A typical cycle includes:

1. Feasibility and impact assessment
2. Data acquisition, cohort selection, and cleaning
3. Data annotation and labeling (with inter-annotator consistency checks)
4. Model exploration, architectural refinement, and hyperparameter tuning
5. Model testing (holdout, cross-validation, clinician-driven evaluation)
6. Acceptance/iteration (based on pre-established criteria)
7. Deployment and continuous monitoring

4. Operationalization, Automation, and Continuous Monitoring

Modern CDAC practices are deeply integrated with automated pipeline management frameworks:

• MLOps/AIOps extend the traditional DevOps paradigm, incorporating data and model versioning, automated testing, CI/CD practices for AI, and workflow orchestration (Steidl et al., 2023).
• Automated performance prediction and KPI analytics reduce manual effort in pre-release testing, monitoring, and model improvement (Arnold et al., 2020).
  • Calibrated confidence scores are aggregated to estimate model accuracy on unlabeled production data.
  • KPI analytics correlate AI outputs with business metrics, ensuring that monitoring is contextually meaningful and tightly coupled to organizational goals.

System operations perpetuate feedback from runtime environments directly to earlier stages, supporting rapid retraining, rollback, and pipeline adaptation as required by observed metrics or alerts.

5. Organizational Alignment and Contextual Integration

A core tenet is organizational alignment: the life cycle stages are mapped onto enterprise functions (Silva et al., 2021).

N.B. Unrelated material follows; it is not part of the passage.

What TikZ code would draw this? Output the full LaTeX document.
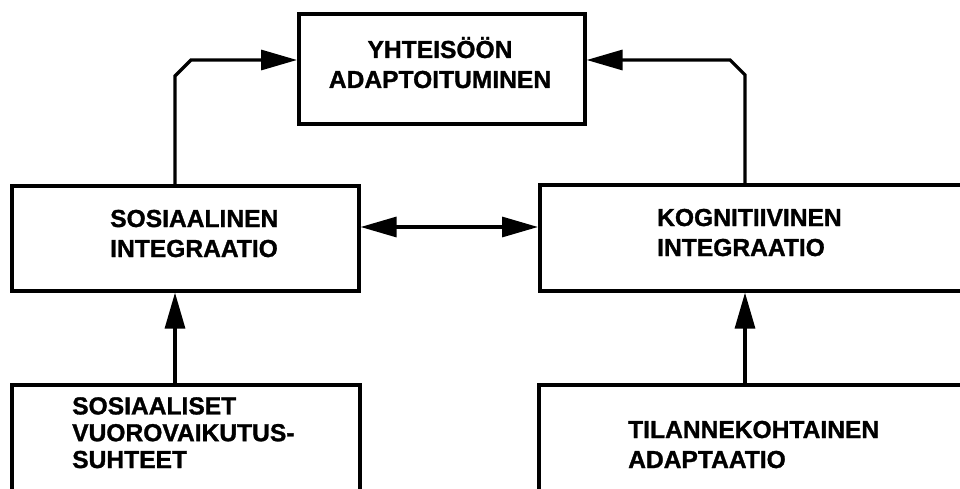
\documentclass[tikz,border=0pt]{standalone}
\usepackage{fontspec}
\setmainfont[BoldFeatures={FakeBold=1.2}]{Liberation Sans}
\usetikzlibrary{arrows.meta}
\tikzset{
  box/.style={draw=black, line width=3.6pt, rectangle, inner sep=0pt, anchor=north west},
  lbl/.style={font=\bfseries\fontsize{24.6}{30}\selectfont, inner sep=0pt, align=left, anchor=base west},
  conn/.style={draw=black, line width=3.2pt, line join=miter},
  tip/.style={-{Triangle[length=36pt,width=20pt]}},
  tips/.style={{Triangle[length=36pt,width=20pt]}-{Triangle[length=36pt,width=20pt]}}
}
\begin{document}
\begin{tikzpicture}[x=1pt,y=-1pt]
\clip (0,0) rectangle (960,489);
\fill[white] (0,0) rectangle (960,489);
% boxes
\node[box, minimum width=286pt, minimum height=110pt] (top) at (297,12) {};
\node[box, minimum width=347pt, minimum height=105pt] (leftmid) at (10,184) {};
\node[box, minimum width=440pt, minimum height=106pt] (rightmid) at (538,183) {};
\node[box, minimum width=348pt, minimum height=130pt] (leftbot) at (10,383) {};
\node[box, minimum width=440pt, minimum height=130pt] (rightbot) at (537,383) {};
% texts (anchor on the last line's baseline)
\node[lbl, align=center, anchor=base] (toptext) at (440,88) {YHTEISÖÖN\\ADAPTOITUMINEN};
\node[lbl] (leftmidtext) at (110,257) {SOSIAALINEN\\INTEGRAATIO};
\node[lbl] (rightmidtext) at (657,256) {KOGNITIIVINEN\\INTEGRAATIO};
\node[lbl, font=\bfseries\fontsize{24.6}{26.8}\selectfont] (leftbottext) at (72,468) {SOSIAALISET\\VUOROVAIKUTUS-\\SUHTEET};
\node[lbl] (rightbottext) at (628,468) {TILANNEKOHTAINEN\\ADAPTAATIO};
% connector columns
\coordinate (lc) at (175,0);
\coordinate (rc) at (745,0);
\coordinate (ty) at (0,60);
% connectors
\draw[conn, tip] (lc |- leftmid.north) -- (175,76) -- (191,60) -- (top.west |- ty);
\draw[conn, tip] (rc |- rightmid.north) -- (745,75) -- (730,60) -- (top.east |- ty);
\draw[conn, tips] (leftmid.east |- 0,227) -- (rightmid.west |- 0,227);
\draw[conn, tip] (lc |- leftbot.north) -- (lc |- leftmid.south);
\draw[conn, tip] (rc |- rightbot.north) -- (rc |- rightmid.south);
\end{tikzpicture}
\end{document}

• Technical phases (Design, Develop, Deploy) correspond with broader business strategy and execution functions, promoting integration of AI solutions within corporate governance, risk, compliance, and operations.
• Stakeholder engagement extends from executive management to cross-functional technical teams, reinforcing that AI adoption is neither isolated nor purely technical, but linked to strategic imperatives and regulatory frameworks.

Documentation is maintained as a continuously updated and peer-reviewed artifact, ensuring traceability across all decisions, model changes, and data lineage—a practice acknowledged as crucial in regulated domains (Haakman et al., 2020).

6. Lessons from Domain-Specific Case Studies

Empirical applications in healthcare and fintech demonstrate the life cycle’s adaptability and efficacy:

• In clinical AI (e.g., aortic aneurysm detection from CT exams), three major iterations included data curation, annotation/training for both abdominal and thoracic regions, and an engineered routing mechanism for model deployment (Lu et al., 2020).
  • Strong performance metrics (Dice ≥ 0.90, sensitivity/specivity ≥91/95%) were achieved by integrating rigorous annotation protocols and morphological post-processing.
• In regulated financial environments, explicit identification of data collection, feasibility, documentation, risk assessment, and monitoring stages improved overall reliability, transparency, and compliance (Haakman et al., 2020).

Iterative refinement, inter-disciplinary technical-domain collaboration, robust annotation quality checks, and integrated post-processing are consistently highlighted as critical success factors.

7. Relation to Other Lifecycle Models and Standardization Efforts

Comparative studies and systematic mappings underscore that CDAC advances beyond traditional models (CRISP-DM, TDSP, standard SDLC) in several respects:

• Emphasis on holistic, end-to-end lifecycle management rather than isolated technical phases (Xie et al., 2021).
• Explicit elevation of underrepresented aspects such as data traceability, versioning, risk management, and organizational alignment.
• Integration with regulatory and agile methodologies allows adaptation for highly regulated environments (e.g., RegOps for AI-enabled medical devices (Granlund et al., 12 Sep 2024)).
• Continuous feedback, monitoring, and adaptive retraining ensure resilience to concept drift, changing environments, and evolving stakeholder requirements (Huang et al., 24 Jul 2025).

The CDAC AI Life Cycle thus represents an adaptable, rigorously structured approach to AI solution development and deployment, balancing technical, ethical, operational, and organizational considerations across a comprehensive sequence of methodological stages.